News Release

Fossil footprints reveal human occupation in North America during Last Glacial Maximum

Peer-Reviewed Publication

American Association for the Advancement of Science (AAAS)

Newly discovered fossil human footprints embedded in an ancient lakebed show that humans inhabited North America during the Last Glacial Maximum (LGM), occupying the region of what is now White Sands National Park in New Mexico, United States, between 23 and 21 thousand years ago. Not only do the findings provide definitive evidence on the early antiquity of the colonization of the New World, they also indicate that humans were present in southern North America before the glacial advances of the LGM prevented human migration from Asia.
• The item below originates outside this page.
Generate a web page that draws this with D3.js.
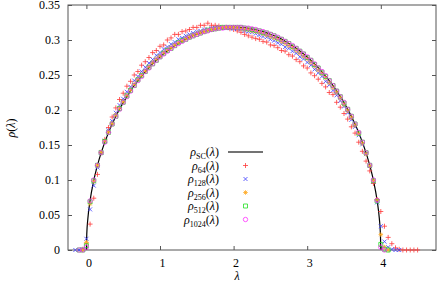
<!doctype html>
<html lang="en">
<head>
<meta charset="UTF-8">
<title>Semicircle law</title>
<script src="https://cdn.jsdelivr.net/npm/d3@7"></script>
<style>
body { margin: 0; background: #fff; }
svg { display: block; }
</style>
</head>
<body>
<div id="plot"></div>
<script>

// eigenvalue grid of the histograms
var lam = [-0.15, -0.1, -0.05,
	0, 0.05, 0.1, 0.15, 0.2, 0.25, 0.3, 0.35, 0.4, 0.45, 0.5, 0.55, 0.6, 0.65, 0.7, 0.75, 0.8, 0.85, 0.9, 0.95,
	1, 1.05, 1.1, 1.15, 1.2, 1.25, 1.3, 1.35, 1.4, 1.45, 1.5, 1.55, 1.6, 1.65, 1.7, 1.75, 1.8, 1.85, 1.9, 1.95,
	2, 2.05, 2.1, 2.15, 2.2, 2.25, 2.3, 2.35, 2.4, 2.45, 2.5, 2.55, 2.6, 2.65, 2.7, 2.75, 2.8, 2.85, 2.9, 2.95,
	3, 3.05, 3.1, 3.15, 3.2, 3.25, 3.3, 3.35, 3.4, 3.45, 3.5, 3.55, 3.6, 3.65, 3.7, 3.75, 3.8, 3.85, 3.9, 3.95,
	4, 4.05, 4.1, 4.15, 4.2, 4.25, 4.3, 4.35, 4.4, 4.45, 4.5];

var rho64 = [null, null, 0.001,
	0.010, 0.037, 0.074, 0.108, 0.139, 0.158, 0.175, 0.190, 0.203, 0.215, 0.224, 0.234, 0.241, 0.250, 0.255, 0.264, 0.269, 0.275, 0.282, 0.285,
	0.291, 0.293, 0.300, 0.303, 0.308, 0.308, 0.312, 0.313, 0.315, 0.318, 0.318, 0.321, 0.321, 0.324, 0.321, 0.321, 0.320, 0.318, 0.318, 0.316,
	0.315, 0.313, 0.311, 0.308, 0.306, 0.304, 0.302, 0.301, 0.298, 0.297, 0.293, 0.292, 0.289, 0.285, 0.284, 0.279, 0.277, 0.272, 0.269, 0.263,
	0.260, 0.253, 0.249, 0.244, 0.238, 0.233, 0.225, 0.222, 0.211, 0.204, 0.195, 0.187, 0.176, 0.167, 0.154, 0.141, 0.127, 0.113, 0.095, 0.072,
	0.055, 0.034, 0.018, 0.009, 0.003, 0.001, 0, 0, 0, 0, 0];

var rho128 = [0, 0, 0.001,
	0.016, 0.058, 0.092, 0.118, 0.139, 0.156, 0.171, 0.184, 0.196, 0.207, 0.216, 0.226, 0.233, 0.242, 0.248, 0.255, 0.261, 0.267, 0.272, 0.278,
	0.282, 0.287, 0.290, 0.294, 0.297, 0.301, 0.303, 0.306, 0.308, 0.310, 0.312, 0.313, 0.315, 0.315, 0.317, 0.317, 0.318, 0.317, 0.317, 0.317,
	0.316, 0.316, 0.315, 0.313, 0.312, 0.311, 0.309, 0.307, 0.305, 0.304, 0.301, 0.299, 0.296, 0.294, 0.290, 0.288, 0.284, 0.281, 0.276, 0.273,
	0.268, 0.264, 0.258, 0.253, 0.248, 0.241, 0.236, 0.228, 0.221, 0.213, 0.205, 0.196, 0.186, 0.176, 0.164, 0.151, 0.137, 0.120, 0.098, 0.068,
	0.034, 0.012, 0.004, 0.001, 0, 0, null, null, null, null, null];

var rho256 = [null, null, 0,
	0.011, 0.066, 0.098, 0.121, 0.140, 0.156, 0.169, 0.181, 0.193, 0.203, 0.212, 0.221, 0.229, 0.237, 0.244, 0.250, 0.256, 0.262, 0.268, 0.273,
	0.277, 0.282, 0.286, 0.289, 0.293, 0.296, 0.299, 0.302, 0.304, 0.307, 0.309, 0.311, 0.312, 0.314, 0.315, 0.316, 0.317, 0.318, 0.318, 0.318,
	0.318, 0.317, 0.316, 0.315, 0.315, 0.313, 0.312, 0.311, 0.309, 0.307, 0.305, 0.303, 0.301, 0.298, 0.295, 0.292, 0.289, 0.285, 0.281, 0.277,
	0.273, 0.268, 0.263, 0.257, 0.252, 0.246, 0.239, 0.232, 0.225, 0.217, 0.208, 0.199, 0.189, 0.178, 0.166, 0.152, 0.137, 0.120, 0.099, 0.072,
	0.022, 0.004, 0, null, null, null, null, null, null, null, null];

var rho512 = [null, 0, 0,
	0.006, 0.069, 0.099, 0.121, 0.139, 0.155, 0.168, 0.180, 0.191, 0.202, 0.211, 0.220, 0.228, 0.235, 0.243, 0.249, 0.255, 0.261, 0.266, 0.271,
	0.276, 0.281, 0.285, 0.288, 0.292, 0.296, 0.299, 0.301, 0.304, 0.306, 0.308, 0.310, 0.312, 0.314, 0.315, 0.316, 0.317, 0.318, 0.318, 0.318,
	0.318, 0.318, 0.318, 0.317, 0.316, 0.315, 0.314, 0.313, 0.311, 0.310, 0.308, 0.306, 0.303, 0.301, 0.298, 0.295, 0.291, 0.288, 0.284, 0.280,
	0.275, 0.271, 0.265, 0.260, 0.254, 0.248, 0.242, 0.235, 0.227, 0.219, 0.210, 0.201, 0.191, 0.180, 0.167, 0.154, 0.139, 0.121, 0.099, 0.070,
	0.008, 0.001, 0, null, null, null, null, null, null, null, null];

var rho1024 = [null, 0, 0,
	0.004, 0.070, 0.100, 0.121, 0.139, 0.154, 0.168, 0.180, 0.191, 0.201, 0.211, 0.219, 0.227, 0.235, 0.242, 0.248, 0.255, 0.260, 0.266, 0.271,
	0.276, 0.280, 0.284, 0.288, 0.292, 0.295, 0.298, 0.301, 0.304, 0.306, 0.308, 0.310, 0.312, 0.313, 0.315, 0.316, 0.317, 0.317, 0.318, 0.318,
	0.318, 0.318, 0.318, 0.317, 0.317, 0.316, 0.315, 0.313, 0.312, 0.310, 0.308, 0.306, 0.304, 0.301, 0.298, 0.295, 0.292, 0.288, 0.284, 0.280,
	0.276, 0.271, 0.266, 0.260, 0.255, 0.249, 0.242, 0.235, 0.227, 0.219, 0.211, 0.201, 0.191, 0.180, 0.168, 0.154, 0.139, 0.121, 0.100, 0.071,
	0.004, 0, null, null, null, null, null, null, null, null, null];

// semicircle curve
var scLam = [0, 0.005, 0.02, 0.05, 0.1, 0.15, 0.2, 0.3, 0.4, 0.5, 0.6, 0.7, 0.8, 0.9, 1.0, 1.1, 1.2, 1.3, 1.4, 1.5, 1.6, 1.7, 1.8, 1.9,
	2.0, 2.1, 2.2, 2.3, 2.4, 2.5, 2.6, 2.7, 2.8, 2.9, 3.0, 3.1, 3.2, 3.3, 3.4, 3.5, 3.6, 3.7, 3.8, 3.85, 3.9, 3.95, 3.98, 3.995, 4.0];
var scRho = [0, 0.0225, 0.0449, 0.0707, 0.0994, 0.1209, 0.1388, 0.1677, 0.1910, 0.2105, 0.2273, 0.2419, 0.2546, 0.2658, 0.2757, 0.2843, 0.2917, 0.2982, 0.3037, 0.3082, 0.3119, 0.3147, 0.3167, 0.3179,
	0.3183, 0.3179, 0.3167, 0.3147, 0.3119, 0.3082, 0.3037, 0.2982, 0.2917, 0.2843, 0.2757, 0.2658, 0.2546, 0.2419, 0.2273, 0.2105, 0.1910, 0.1677, 0.1388, 0.1209, 0.0994, 0.0707, 0.0449, 0.0225, 0];

var xTicks = [0, 1, 2, 3, 4];
var yTicks = [0, 0.05, 0.1, 0.15, 0.2, 0.25, 0.3, 0.35];
var legendSubs = ["SC", "64", "128", "256", "512", "1024"];

var width = 437;
var height = 286;
var plotLeft = 68, plotRight = 436, plotTop = 5, plotBottom = 250;
var serif = "'Liberation Serif', serif";

var svg = d3.select("#plot").append("svg")
	.attr("width", width)
	.attr("height", height)
	.attr("font-family", serif);

var xScale = d3.scaleLinear().domain([-0.25, 4.75]).range([plotLeft, plotRight]);
var yScale = d3.scaleLinear().domain([0, 0.35]).range([plotBottom, plotTop]);

// frame with inward ticks on all four sides
var frame = svg.append("g");

var xAxis = frame.append("g")
	.attr("transform", "translate(0," + plotBottom + ")")
	.call(d3.axisBottom(xScale).tickValues(xTicks).tickSize(-4).tickPadding(8).tickFormat(d3.format("d")));
frame.append("g")
	.attr("transform", "translate(0," + plotTop + ")")
	.call(d3.axisTop(xScale).tickValues(xTicks).tickSize(-4).tickFormat(""));
frame.append("g")
	.attr("transform", "translate(" + plotLeft + ",0)")
	.call(d3.axisLeft(yScale).tickValues(yTicks).tickSize(-4).tickPadding(8).tickFormat(function (d) { return String(+d.toFixed(2)); }));
frame.append("g")
	.attr("transform", "translate(" + plotRight + ",0)")
	.call(d3.axisRight(yScale).tickValues(yTicks).tickSize(-4).tickFormat(""));

frame.selectAll(".domain").remove();
frame.selectAll("g").attr("font-family", serif).attr("font-size", 12);
frame.selectAll(".tick line").attr("stroke", "#555");
frame.selectAll("text").attr("fill", "#000");
xAxis.selectAll("text").attr("dx", 2);

frame.append("rect")
	.attr("x", plotLeft)
	.attr("y", plotTop)
	.attr("width", plotRight - plotLeft)
	.attr("height", plotBottom - plotTop)
	.attr("fill", "none")
	.attr("stroke", "#555")
	.attr("stroke-width", 1);

// markers
var shapes = {
	plus: "M-2.5,0H2.5M0,-2.5V2.5",
	cross: "M-2,-2L2,2M-2,2L2,-2",
	star: "M-2.3,0H2.3M0,-2.3V2.3M-1.7,-1.7L1.7,1.7M-1.7,1.7L1.7,-1.7",
	square: "M-2,-2H2V2H-2Z",
	circle: "M2.2,0A2.2,2.2 0 1,1 -2.2,0A2.2,2.2 0 1,1 2.2,0Z"
};

var series = [
	{ values: rho64, shape: "plus", color: "#ff3a3a" },
	{ values: rho128, shape: "cross", color: "#3c3cff" },
	{ values: rho256, shape: "star", color: "#ffaa22" },
	{ values: rho512, shape: "square", color: "#22e022" },
	{ values: rho1024, shape: "circle", color: "#ff30ff" }
];

var line = d3.line()
	.x(function (d, i) { return xScale(scLam[i]); })
	.y(function (d) { return yScale(d); })
	.curve(d3.curveMonotoneX);

svg.append("path")
	.attr("d", line(scRho))
	.attr("fill", "none")
	.attr("stroke", "#000")
	.attr("stroke-width", 1.2);

series.forEach(function (s) {
	var pts = lam.map(function (l, i) { return { x: l, y: s.values[i] }; })
		.filter(function (d) { return d.y !== null; });
	svg.append("g").selectAll("path")
		.data(pts)
		.enter().append("path")
		.attr("transform", function (d) { return "translate(" + xScale(d.x) + "," + yScale(d.y) + ")"; })
		.attr("d", shapes[s.shape])
		.attr("fill", "none")
		.attr("stroke", s.color)
		.attr("stroke-width", 0.8);
});

// legend
var legend = svg.append("g");
var rowY = d3.scaleLinear().domain([0, 5]).range([152, 219.5]);

legendSubs.forEach(function (sub, i) {
	var y = rowY(i);
	var t = legend.append("text")
		.attr("x", 219)
		.attr("y", y + 4)
		.attr("text-anchor", "end")
		.attr("font-size", 12);
	t.append("tspan").attr("font-style", "italic").text("ρ");
	t.append("tspan").attr("font-size", 8).attr("dy", 3).text(sub);
	t.append("tspan").attr("dy", -3).text("(");
	t.append("tspan").attr("font-style", "italic").text("λ");
	t.append("tspan").text(")");

	if (i === 0) {
		legend.append("line")
			.attr("x1", 228).attr("x2", 263)
			.attr("y1", y).attr("y2", y)
			.attr("stroke", "#444")
			.attr("stroke-width", 1.5);
	} else {
		var s = series[i - 1];
		legend.append("path")
			.attr("transform", "translate(245.5," + y + ")")
			.attr("d", shapes[s.shape])
			.attr("fill", "none")
			.attr("stroke", s.color)
			.attr("stroke-width", 0.8);
	}
});

// axis titles
svg.append("text")
	.attr("transform", "translate(15,128) rotate(-90)")
	.attr("text-anchor", "middle")
	.attr("font-size", 12)
	.html('<tspan font-style="italic">ρ</tspan>(<tspan font-style="italic">λ</tspan>)');

svg.append("text")
	.attr("x", 237)
	.attr("y", 280)
	.attr("text-anchor", "middle")
	.attr("font-size", 12)
	.attr("font-style", "italic")
	.text("λ");

</script>
</body>
</html>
Despite nearly a century of research, the details concerning the migration of the first humans into the Americas and their impact on the Pleistocene landscape remain poorly understood, and the earliest archaeological evidence for the settlement of the region is often highly controversial. Current estimates for the timing of these first occupants range from ~13,000 years ago to more than 20,000 years ago. However, in most cases, the timeline of human expansion into North America is largely constrained by the viability of the currently recognized migration routes from Asia – an inland ice-free corridor through western Canada and/or a Pacific coastal route – which would have likely been closed or difficult to traverse during the LGM. Matthew Bennett and colleagues report the discovery of a sequence of in situ human footprints on surfaces dating to between ~23,000 and 21,000 years ago and reveal nearly 2,000 years of human occupation in North America during the height of the LGM. Unlike cultural artifacts or other evidence of human activity, which can have uncertain provenance, footprints have a primary depositional context, fixed on the imprinted surface, and represent a discrete moment in time. According to Bennett et al., further analyses of the tracks suggest that most were made by teenagers and children; larger adult footprints are much less frequent.